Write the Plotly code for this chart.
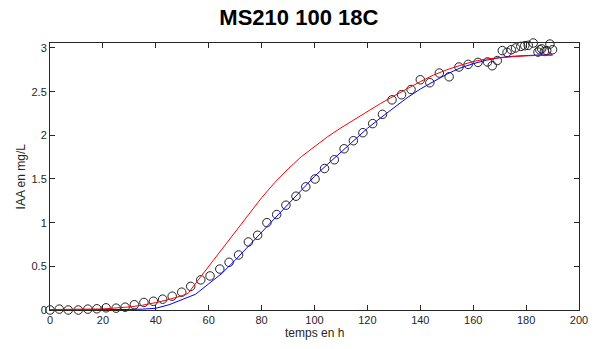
import plotly.graph_objects as go

# Measured data (time in h, IAA in mg/L)
t_data = [0, 3.5, 6.9, 10.7, 14.3, 17.7, 21.2, 25, 28.4, 31.9, 35.5, 39.1, 42.6, 46.2,
          49.8, 53.2, 57, 60.5, 64.2, 67.7, 71.3, 75, 78.5, 82, 85.7, 89.2, 93, 96.7,
          100.2, 103.8, 107.5, 111.2, 114.7, 118.3, 122, 125.7, 129.3, 132.9, 136.5,
          140, 143.6, 147.2, 150.9, 154.6, 158.1, 161.8, 165.4, 167.2, 169.1, 171,
          172.8, 174.4, 176, 178, 179.5, 180.8, 182.7, 184.5, 185.2, 185.9, 186.9,
          187.8, 189, 190]
v_data = [0, 0.01, 0, 0, 0.01, 0.014, 0.025, 0.021, 0.032, 0.06, 0.086, 0.10, 0.124,
          0.158, 0.204, 0.27, 0.345, 0.39, 0.469, 0.546, 0.63, 0.779, 0.856, 1.0, 1.093,
          1.2, 1.303, 1.41, 1.5, 1.62, 1.72, 1.846, 1.938, 2.03, 2.134, 2.24, 2.406,
          2.465, 2.525, 2.636, 2.602, 2.713, 2.67, 2.782, 2.812, 2.835, 2.84, 2.797,
          2.856, 2.97, 2.95, 2.98, 3.0, 3.018, 3.026, 3.03, 3.057, 2.953, 2.98, 2.99,
          2.96, 2.97, 3.045, 2.98]

# Model 1 (red)
t_red = [0, 10, 20, 30, 35, 40, 45, 50, 52.2, 56.7, 60, 65, 70, 75, 80, 85, 90, 95,
         100, 105, 110, 115, 120, 125, 130, 135, 140, 145, 150, 155, 160, 165, 170,
         175, 180, 185, 190]
v_red = [0.005, 0.006, 0.012, 0.035, 0.055, 0.085, 0.12, 0.165, 0.19, 0.37, 0.50,
         0.70, 0.89, 1.09, 1.285, 1.46, 1.615, 1.755, 1.875, 1.985, 2.085, 2.18, 2.275,
         2.365, 2.45, 2.535, 2.615, 2.69, 2.75, 2.80, 2.845, 2.875, 2.89, 2.90, 2.91,
         2.915, 2.92]

# Model 2 (blue)
t_blue = [0, 10, 20, 30, 35, 40, 45, 50, 55, 60, 65, 70, 75, 80, 85, 90, 95, 100, 105,
          110, 115, 120, 125, 130, 135, 140, 145, 150, 155, 160, 165, 170, 175, 180,
          185, 190]
v_blue = [0, 0, 0.002, 0.006, 0.01, 0.02, 0.06, 0.12, 0.18, 0.30, 0.42, 0.57, 0.73,
          0.90, 1.06, 1.22, 1.38, 1.53, 1.67, 1.81, 1.95, 2.08, 2.20, 2.32, 2.43, 2.53,
          2.62, 2.70, 2.77, 2.82, 2.86, 2.89, 2.905, 2.915, 2.92, 2.92]

x_ticks = [0, 20, 40, 60, 80, 100, 120, 140, 160, 180, 200]
y_ticks = [0, 0.5, 1, 1.5, 2, 2.5, 3]
y_tick_text = ["0", "0.5", "1", "1.5", "2", "2.5", "3"]

fig = go.Figure()
fig.add_trace(go.Scatter(x=t_data, y=v_data, mode="markers",
                         marker=dict(symbol="circle-open", size=8.5, color="#222222",
                                     line=dict(width=1, color="#222222")),
                         cliponaxis=False, showlegend=False))
fig.add_trace(go.Scatter(x=t_blue, y=v_blue, mode="lines",
                         line=dict(color="#0000ff", width=1), showlegend=False))
fig.add_trace(go.Scatter(x=t_red, y=v_red, mode="lines",
                         line=dict(color="#ff0000", width=1), showlegend=False))

axis_color = "#262626"
fig.update_layout(
    width=605, height=349,
    margin=dict(l=50, r=26, t=43, b=39, autoexpand=False),
    paper_bgcolor="white", plot_bgcolor="white",
    font=dict(family="Liberation Sans, Arial, sans-serif", size=11, color=axis_color),
    title=dict(text="<b>MS210 100 18C</b>", x=0.494, xanchor="center",
               y=1 - 10 / 349, yanchor="top",
               font=dict(size=22, color="#000000")),
    annotations=[
        dict(text="temps en h", xref="paper", yref="paper", x=0.5, y=-0.088,
             xanchor="center", yanchor="middle", showarrow=False,
             font=dict(size=12, color=axis_color)),
        dict(text="IAA en mg/L", xref="paper", yref="paper", x=-0.055, y=0.5,
             xanchor="center", yanchor="middle", showarrow=False, textangle=-90,
             font=dict(size=12, color=axis_color)),
    ],
)
fig.update_xaxes(range=[0, 200], tickvals=x_ticks, showgrid=False, zeroline=False,
                 showline=True, linecolor=axis_color, linewidth=1, mirror="ticks",
                 ticks="inside", ticklen=5, tickcolor=axis_color, automargin=False,
                 tickfont=dict(size=11))
fig.update_yaxes(range=[0, 3.057], tickvals=y_ticks, ticktext=y_tick_text, showgrid=False,
                 zeroline=False, showline=True, linecolor=axis_color, linewidth=1,
                 mirror="ticks", ticks="inside", ticklen=5, tickcolor=axis_color,
                 automargin=False, tickfont=dict(size=11))

fig.write_html("out.html", config={"displayModeBar": False},
               post_script="document.body.style.margin='0';")
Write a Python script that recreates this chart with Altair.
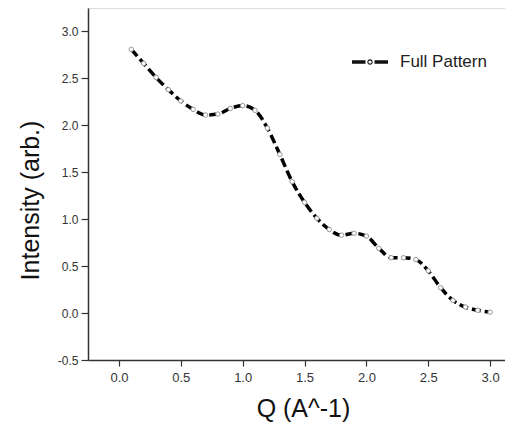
import altair as alt
import pandas as pd

q = [0.1, 0.2, 0.3, 0.4, 0.5, 0.6, 0.7, 0.8, 0.9, 1.0,
     1.1, 1.2, 1.3, 1.4, 1.5, 1.6, 1.7, 1.8, 1.9, 2.0,
     2.1, 2.2, 2.3, 2.4, 2.5, 2.6, 2.7, 2.8, 2.9, 3.0]
intensity = [2.81, 2.66, 2.51, 2.38, 2.26, 2.17, 2.11, 2.12, 2.18, 2.21,
             2.16, 1.97, 1.69, 1.40, 1.18, 1.01, 0.89, 0.83, 0.85, 0.82,
             0.69, 0.59, 0.59, 0.57, 0.45, 0.27, 0.135, 0.064, 0.03, 0.01]
series = ["Full Pattern"] * len(q)

x_ticks = [i * 0.25 for i in range(0, 13)]
y_ticks = [-0.5 + i * 0.25 for i in range(0, 15)]

df = pd.DataFrame({"Q": q, "I": intensity, "series": series})

FONT = "Liberation Sans"
major = "datum.value % 0.5 === 0"
label_expr = f"{major} ? replace(format(datum.value, '.1f'), '\u2212', '-') : ''"

x_enc = alt.X(
    "Q:Q",
    scale=alt.Scale(domain=[-0.25, 3.12], nice=False, zero=False),
    axis=alt.Axis(
        title="Q (A^-1)",
        values=x_ticks,
        labelExpr=label_expr,
        tickSize={"condition": {"test": major, "value": 6}, "value": 3},
        grid=False,
        labelFontSize=13,
        labelColor="#333",
        labelPadding=5,
        labelFont=FONT,
        titleFont=FONT,
        titleFontSize=25,
        titleFontWeight="normal",
        titleColor="#111",
        titleX=215,
        titleY=56,
        titleBaseline="alphabetic",
        titleAnchor="start",
        titleAlign="center",
        domainColor="#333",
        domainWidth=1.5,
        tickColor="#333",
        tickWidth=1.2,
    ),
)
y_enc = alt.Y(
    "I:Q",
    scale=alt.Scale(domain=[-0.5, 3.25], nice=False, zero=False),
    axis=alt.Axis(
        title="Intensity (arb.)",
        values=y_ticks,
        labelExpr=label_expr,
        tickSize={"condition": {"test": major, "value": 7}, "value": 3},
        grid=False,
        labelFontSize=12,
        labelColor="#333",
        labelPadding=3,
        labelFont=FONT,
        titleFont=FONT,
        titleFontSize=25,
        titleFontWeight="normal",
        titleColor="#111",
        titleX=-50,
        titleY=192,
        titleAngle=-90,
        titleBaseline="alphabetic",
        titleAlign="center",
        domainColor="#333",
        domainWidth=1.5,
        tickColor="#333",
        tickWidth=1.2,
    ),
)

legend_path = (
    "M-1,-0.1H-0.25V0.1H-1Z "
    "M0.25,-0.1H1V0.1H0.25Z "
    "M-0.15,0A0.15,0.15 0 1,0 0.15,0A0.15,0.15 0 1,0 -0.15,0Z "
    "M-0.09,0A0.09,0.09 0 1,1 0.09,0A0.09,0.09 0 1,1 -0.09,0Z"
)

line = alt.Chart(df).mark_line(
    strokeWidth=3.5, strokeDash=[9, 4], interpolate="monotone"
).encode(
    x=x_enc,
    y=y_enc,
    color=alt.Color(
        "series:N",
        scale=alt.Scale(range=["#000000"]),
        legend=alt.Legend(
            title=None,
            orient="none",
            legendX=264,
            legendY=36,
            symbolType=legend_path,
            symbolSize=1296,
            symbolStrokeWidth=0,
            symbolFillColor="#111",
            labelFont=FONT,
            labelFontSize=17,
            labelColor="#222",
            labelOffset=12,
        ),
    ),
)

points = alt.Chart(df).mark_point(
    filled=True, fill="white", stroke="#999", strokeWidth=1, size=20, opacity=1
).encode(x="Q:Q", y="I:Q")

chart = (line + points).properties(
    width=417,
    height=352,
    autosize=alt.AutoSizeParams(type="none"),
    padding={"left": 80, "top": 0, "right": 0, "bottom": 64},
).configure_view(stroke=None).configure(background="white")

chart.save("out.html", embed_options={"renderer": "svg", "actions": False})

**********

» Exercise:
Exactly reproduce the stretch that starts at the line containing "Write a Python" and ends at the line containing "import pandas as pd", both ends included; leave any pictures out.

» Exercise response:
Write a Python script that recreates this chart with Altair.
import altair as alt
import pandas as pd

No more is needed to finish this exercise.